À supposer que l’égalité dans l’héritage soit abandonnée, les autres points ne semblent pas contenir de quoi bouleverser l’ordre social ou causer des ruptures. Ils sont porteurs d’améliorations. Alors pourquoi cette levée de bouclier des conservateurs? La famille a toujours fait l’objet d’une attention particulière chez ceux-ci. Considérée à la fois comme le dernier rempart contre l’individualisme rampant dans la société et un bon investissement électoral. D’où ce refus inexpliqué «rationnellement» de contextualiser les «hadiths» et de coupler la sphère religieuse avec les avancées socio-économiques. Attitude qui nous pousse à poser la question qui fâche: pouvons-nous sacrifier des points de croissance en contrepartie d’une conception instrumentalisée de la religion? La question peut sembler osée. Toutefois, rappelons que plusieurs économistes marocains, et non des moindres, s’accordent à considérer que les retards dans certaines réformes sociales ont coûté au Maroc plusieurs points de croissance. Allons- nous continuer?
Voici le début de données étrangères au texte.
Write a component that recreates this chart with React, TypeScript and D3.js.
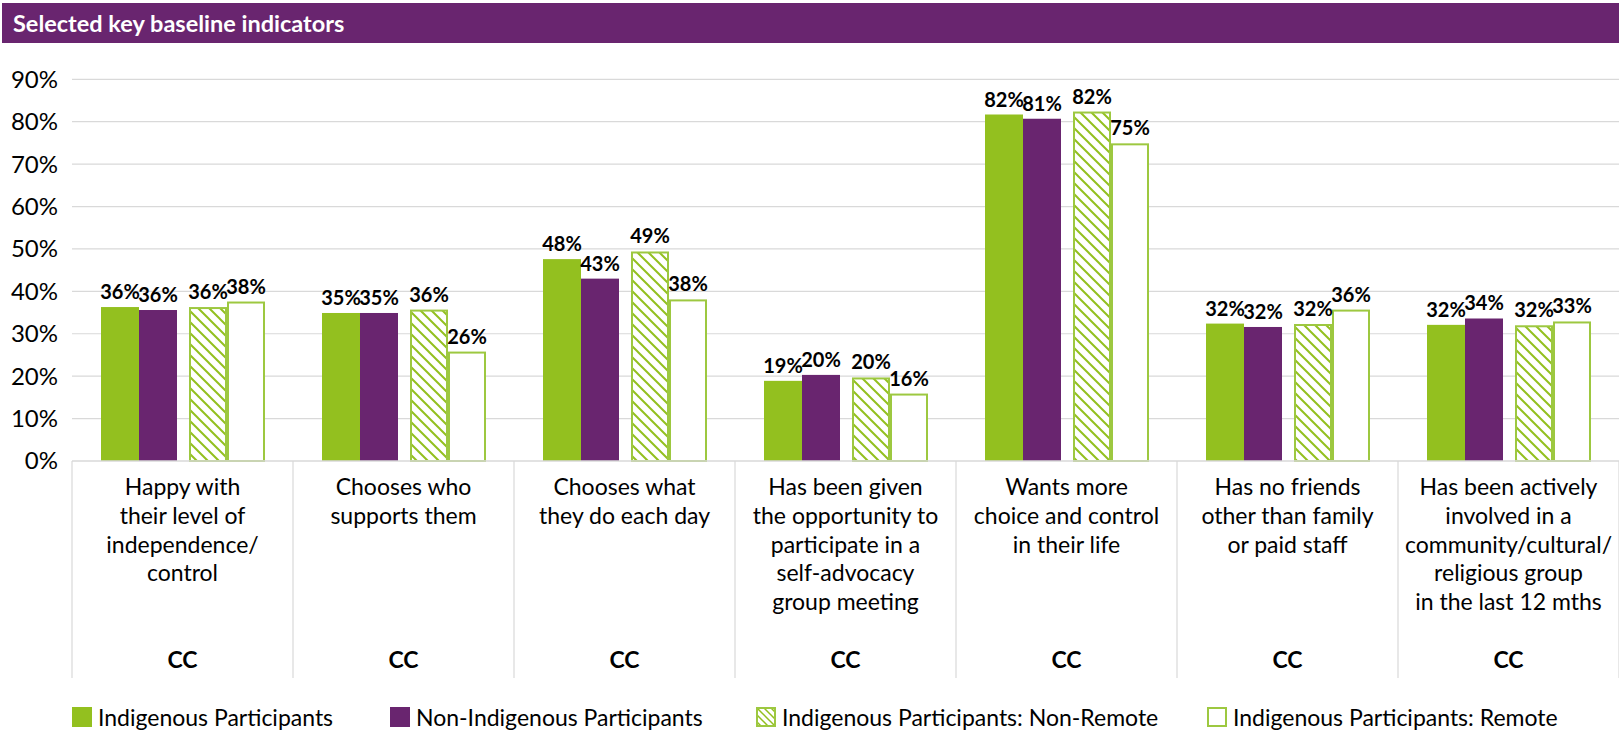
import React from "react";
import * as d3 from "d3";

const categories = [
  ["Happy with", "their level of", "independence/", "control"],
  ["Chooses who", "supports them"],
  ["Chooses what", "they do each day"],
  ["Has been given", "the opportunity to", "participate in a", "self-advocacy", "group meeting"],
  ["Wants more", "choice and control", "in their life"],
  ["Has no friends", "other than family", "or paid staff"],
  ["Has been actively", "involved in a", "community/cultural/", "religious group", "in the last 12 mths"],
];
const subLabel = "CC";

const seriesNames = [
  "Indigenous Participants",
  "Non-Indigenous Participants",
  "Indigenous Participants: Non-Remote",
  "Indigenous Participants: Remote",
];

const indigenous = [36.3, 34.9, 47.6, 18.9, 81.7, 32.4, 32.1];
const nonIndigenous = [35.6, 34.9, 43.0, 20.3, 80.7, 31.6, 33.6];
const indigenousNonRemote = [36.3, 35.7, 49.4, 19.7, 82.4, 32.3, 32.0];
const indigenousRemote = [37.6, 25.8, 38.1, 15.9, 74.9, 35.7, 32.9];

const yTicks = [0, 10, 20, 30, 40, 50, 60, 70, 80, 90];

const PURPLE = "#69256F";
const GREEN = "#93C01F";
const OUTLINE = "#9DC840";
const GRID = "#D9D9D9";
const FONT = "Lato, 'Open Sans', sans-serif";

export default function App() {
  const W = 1619;
  const H = 731;
  const x0 = 72;
  const x1 = 1619;
  const yTop = 79.3;
  const yBot = 461;

  const allSeries = [indigenous, nonIndigenous, indigenousNonRemote, indigenousRemote];

  const x = d3.scaleBand<number>().domain(d3.range(categories.length)).range([x0, x1]).padding(0);
  const pair = d3.scaleBand<number>().domain([0, 1]).range([29, 193]).paddingInner(12 / 88).paddingOuter(0);
  const inner = d3.scaleBand<number>().domain([0, 1]).range([0, pair.bandwidth()]).padding(0);
  const y = d3.scaleLinear().domain([0, 90]).range([yBot, yTop]);

  const barX = (ci: number, si: number) => (x(ci) as number) + (pair(Math.floor(si / 2)) as number) + (inner(si % 2) as number);
  const bw = inner.bandwidth();

  const fills = [GREEN, PURPLE, "url(#hatch)", "#FFFFFF"];
  const strokes = ["none", "none", OUTLINE, OUTLINE];

  const legendX = [72, 390, 756, 1207];

  return (
    <svg width={W} height={H} style={{ position: "absolute", left: 0, top: 0 }} fontFamily={FONT}>
      <defs>
        <pattern id="hatch" patternUnits="userSpaceOnUse" width={11} height={11}>
          <rect width={11} height={11} fill="#fff" />
          <path d="M-3,8 L3,14 M0,0 L11,11 M8,-3 L14,3" stroke={GREEN} strokeWidth={2} />
        </pattern>
        <pattern id="hatchL" patternUnits="userSpaceOnUse" width={7} height={7} x={756} y={707}>
          <rect width={7} height={7} fill="#fff" />
          <path d="M-2,5 L2,9 M0,0 L7,7 M5,-2 L9,2" stroke={GREEN} strokeWidth={1.5} />
        </pattern>
      </defs>

      {/* Title bar */}
      <rect x={2} y={3} width={W - 2} height={40} fill={PURPLE} />
      <text x={13} y={32} fill="#fff" fontSize={23.5} fontWeight={700}>
        Selected key baseline indicators
      </text>

      {/* grid */}
      {yTicks.map((t) => (
        <g key={t}>
          {t > 0 && <line x1={x0} x2={x1} y1={y(t)} y2={y(t)} stroke={GRID} strokeWidth={1.2} />}
          <text x={58} y={y(t)} dy="0.35em" textAnchor="end" fontSize={24} fill="#000">
            {t}%
          </text>
        </g>
      ))}

      {/* bars */}
      {allSeries.map((vals, si) =>
        vals.map((v, ci) => {
          const bx = barX(ci, si);
          const hasStroke = strokes[si] !== "none";
          return (
            <rect
              key={`${si}-${ci}`}
              x={hasStroke ? bx + 1 : bx}
              y={hasStroke ? y(v) + 1 : y(v)}
              width={hasStroke ? bw - 2 : bw}
              height={hasStroke ? y(0) - y(v) - 1 : y(0) - y(v)}
              fill={fills[si]}
              stroke={strokes[si]}
              strokeWidth={2}
            />
          );
        })
      )}

      {/* value labels */}
      {allSeries.map((vals, si) =>
        vals.map((v, ci) => (
          <text
            key={`l${si}-${ci}`}
            x={barX(ci, si) + bw / 2}
            y={y(v) - 8}
            textAnchor="middle"
            fontSize={20}
            fontWeight={700}
            fill="#000"
          >
            {Math.round(v)}%
          </text>
        ))
      )}

      {/* category axis */}
      <line x1={x0} x2={x1} y1={yBot} y2={yBot} stroke={GRID} strokeWidth={1.5} />
      {d3.range(categories.length + 1).map((i) => {
        const xx = i < categories.length ? (x(i) as number) : x1;
        return <line key={`d${i}`} x1={xx} x2={xx} y1={yBot} y2={678} stroke={GRID} strokeWidth={1.2} />;
      })}
      {categories.map((lines, ci) => {
        const cx = (x(ci) as number) + x.bandwidth() / 2;
        return (
          <g key={`c${ci}`}>
            <text textAnchor="middle" fontSize={23} fill="#000">
              {lines.map((ln, li) => (
                <tspan key={li} x={cx} y={495 + li * 28.8}>
                  {ln}
                </tspan>
              ))}
            </text>
            <text x={cx} y={668} textAnchor="middle" fontSize={23} fontWeight={700} fill="#000">
              {subLabel}
            </text>
          </g>
        );
      })}

      {/* legend */}
      {seriesNames.map((name, si) => {
        const lx = legendX[si];
        const hasStroke = si >= 2;
        return (
          <g key={`lg${si}`}>
            <rect
              x={hasStroke ? lx + 1 : lx}
              y={hasStroke ? 708 : 707}
              width={hasStroke ? 18 : 20}
              height={hasStroke ? 18 : 20}
              fill={si === 2 ? "url(#hatchL)" : si === 3 ? "#fff" : fills[si]}
              stroke={hasStroke ? OUTLINE : "none"}
              strokeWidth={2}
            />
            <text x={lx + 26} y={726} fontSize={23} fill="#000">
              {name}
            </text>
          </g>
        );
      })}
    </svg>
  );
}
Persévérer à faire accroire que derrière la réforme du Code de la famille, il y a tentative de sécularisation de la société, c’est intenter un mauvais procès aux défenseurs de la modernité dans ce pays et ignorer ses retombées économiques et sociales positives.
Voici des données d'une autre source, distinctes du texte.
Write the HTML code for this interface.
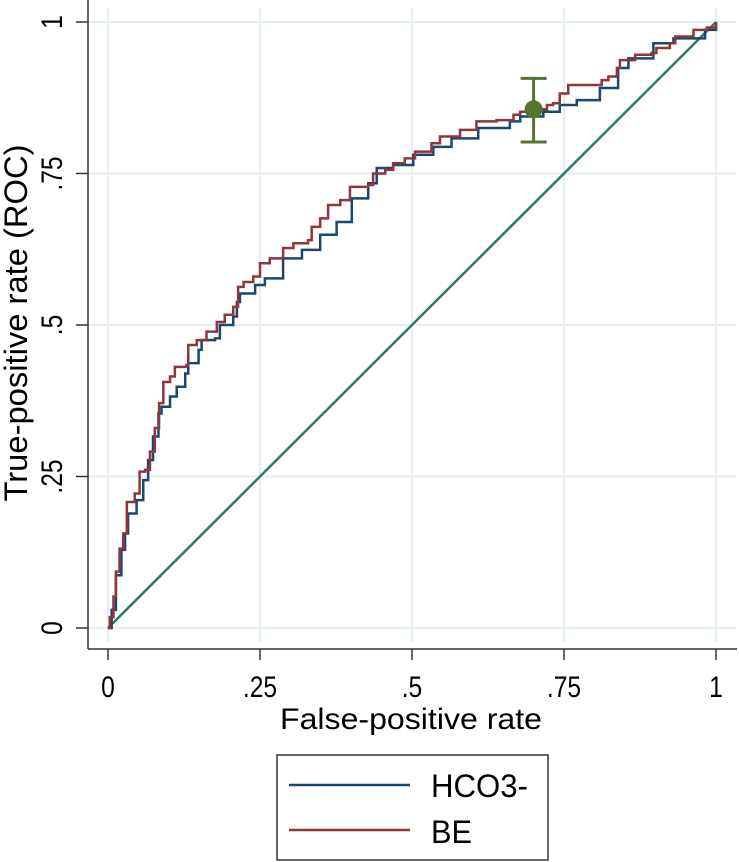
<!DOCTYPE html>
<html><head><meta charset="utf-8"><style>
html,body{margin:0;padding:0;background:#fff;}
svg{display:block;font-family:"Liberation Sans",Arial,sans-serif;}
</style></head><body>
<svg id="chart" width="739" height="862" viewBox="0 0 739 862" xmlns="http://www.w3.org/2000/svg">
<g id="grid"></g>
<g id="axes"></g>
<g id="series"></g>
<text x="27" y="323" transform="rotate(-90 27 323)" text-anchor="middle" font-size="32" textLength="357" lengthAdjust="spacingAndGlyphs" fill="#000">True-positive rate (ROC)</text>
<text x="411" y="729" text-anchor="middle" font-size="30" textLength="262" lengthAdjust="spacingAndGlyphs" fill="#000">False-positive rate</text>
<g>
<rect x="277" y="755" width="271" height="105" fill="#fff" stroke="#333" stroke-width="1.5"/>
<g>
<line x1="289" y1="785" x2="410" y2="785" stroke="#1a476f" stroke-width="2.5"/>
<text x="431" y="797" font-size="32" textLength="97" lengthAdjust="spacingAndGlyphs" fill="#000">HCO3-</text>
</g>
<g>
<line x1="289" y1="830" x2="410" y2="830" stroke="#90353b" stroke-width="2.5"/>
<text x="431" y="843" font-size="32" textLength="41" lengthAdjust="spacingAndGlyphs" fill="#000">BE</text>
</g>
</g>
</svg>
<script>
const xTicks = [0, 0.25, 0.5, 0.75, 1];
const xTickLabels = ["0", ".25", ".5", ".75", "1"];
const yTicks = [0, 0.25, 0.5, 0.75, 1];
const yTickLabels = ["0", ".25", ".5", ".75", "1"];
const hco3Fpr = [0,.006,.013,.022,.028,.033,.047,.058,.066,.074,.083,.088,.102,.113,.127,.132,.149,.154,.176,.184,.206,.212,.217,.242,.258,.288,.319,.349,.376,.401,.428,.442,.469,.502,.535,.565,.609,.661,.678,.716,.743,.771,.809,.839,.856,.897,.930,.982,1];
const hco3Tpr = [0,.030,.087,.129,.156,.189,.211,.244,.277,.316,.354,.365,.382,.398,.420,.437,.459,.475,.478,.500,.514,.538,.552,.566,.577,.610,.624,.649,.670,.709,.734,.759,.764,.781,.794,.808,.825,.836,.844,.852,.863,.871,.891,.924,.940,.965,.973,.987,1];
const beFpr = [0,.003,.009,.013,.019,.025,.031,.044,.052,.061,.069,.077,.084,.091,.102,.110,.129,.132,.146,.162,.179,.192,.206,.214,.223,.239,.250,.266,.288,.305,.329,.335,.349,.362,.382,.398,.428,.436,.456,.469,.488,.505,.532,.546,.579,.606,.639,.667,.678,.700,.722,.732,.743,.757,.812,.823,.837,.842,.867,.894,.902,.924,.933,.963,.985,1];
const beTpr = [0,.018,.052,.093,.131,.156,.208,.222,.258,.261,.291,.330,.371,.406,.415,.431,.434,.467,.475,.489,.505,.517,.530,.563,.571,.580,.602,.610,.627,.635,.640,.662,.676,.698,.706,.728,.731,.750,.756,.767,.775,.786,.800,.811,.822,.836,.838,.847,.852,.856,.863,.866,.882,.896,.904,.910,.924,.937,.946,.949,.957,.965,.976,.987,.991,1];
const refPoint = [0.70, 0.856];
const refCI = [0.802, 0.907];

const NS = "http://www.w3.org/2000/svg";
const X0 = 108, X1 = 716, Y0 = 628, Y1 = 22;
const xs = v => X0 + v * (X1 - X0);
const ys = v => Y0 - v * (Y0 - Y1);
function mk(tag, attrs, parent) {
  const e = document.createElementNS(NS, tag);
  for (const k in attrs) e.setAttribute(k, attrs[k]);
  parent.appendChild(e);
  return e;
}
const grid = document.getElementById('grid');
const axes = document.getElementById('axes');
const series = document.getElementById('series');

xTicks.forEach((t, i) => {
  const g = mk('line', {x1: xs(t), x2: xs(t), y1: 8, y2: 642, stroke: '#e4eef3', 'stroke-width': 2}, grid);
  
  
  const tk = mk('line', {x1: xs(t), x2: xs(t), y1: 649, y2: 660, stroke: '#333', 'stroke-width': 1.5}, axes);
  
  
  const lb = mk('text', {x: xs(t), y: 697, 'text-anchor': 'middle', 'font-size': 30, fill: '#000', transform: `translate(${xs(t)} 0) scale(0.82 1) translate(${-xs(t)} 0)`}, axes);
  lb.textContent = xTickLabels[i];
  
  
});
yTicks.forEach((t, i) => {
  const g = mk('line', {x1: 88, x2: 736, y1: ys(t), y2: ys(t), stroke: '#e4eef3', 'stroke-width': 2}, grid);
  
  
  const tk = mk('line', {x1: 76, x2: 88, y1: ys(t), y2: ys(t), stroke: '#333', 'stroke-width': 1.5}, axes);
  
  
  const y = ys(t);
  const lb = mk('text', {x: 0, y: 0, 'text-anchor': 'middle', 'font-size': 30, fill: '#000', transform: `translate(62 ${y}) rotate(-90) scale(0.82 1)`}, axes);
  lb.textContent = yTickLabels[i];
  
  
});
const xa = mk('line', {x1: 88, x2: 737, y1: 649, y2: 649, stroke: '#333', 'stroke-width': 1.5}, axes);


const ya = mk('line', {x1: 88, x2: 88, y1: 0, y2: 649, stroke: '#333', 'stroke-width': 1.5}, axes);



const diag = mk('line', {x1: xs(0), y1: ys(0), x2: xs(1), y2: ys(1), stroke: '#2f7a66', 'stroke-width': 2.5}, series);



function stepPath(fx, ty) {
  let d = `M${xs(fx[0])},${ys(ty[0])}`;
  for (let i = 1; i < fx.length; i++) d += ` H${xs(fx[i])} V${ys(ty[i])}`;
  return d;
}
const pb = mk('path', {d: stepPath(hco3Fpr, hco3Tpr), fill: 'none', stroke: '#1a476f', 'stroke-width': 2.5}, series);


const pr = mk('path', {d: stepPath(beFpr, beTpr), fill: 'none', stroke: '#90353b', 'stroke-width': 2.5}, series);



const eb = mk('g', {}, series);


const cx = xs(refPoint[0]);
mk('line', {x1: cx, x2: cx, y1: ys(refCI[0]), y2: ys(refCI[1]), stroke: '#55752f', 'stroke-width': 3}, eb);
mk('line', {x1: cx - 13, x2: cx + 13, y1: ys(refCI[0]), y2: ys(refCI[0]), stroke: '#55752f', 'stroke-width': 3}, eb);
mk('line', {x1: cx - 13, x2: cx + 13, y1: ys(refCI[1]), y2: ys(refCI[1]), stroke: '#55752f', 'stroke-width': 3}, eb);
const pt = mk('circle', {cx: cx, cy: ys(refPoint[1]), r: 9, fill: '#55752f'}, series);


</script>
</body></html>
L’historien Abdallah Laroui rappelle souvent et à juste titre que l’Islam a été approprié au VIII siècle par les habitants de notre pays comme une libération, loin de toute soumission. Il demeure bien implanté et façonne notre identité. C’est un sujet de fierté. Ce n’est pas lui rendre servir que de le déconnecter des évolutions socio-économiques de la société et des mentalités.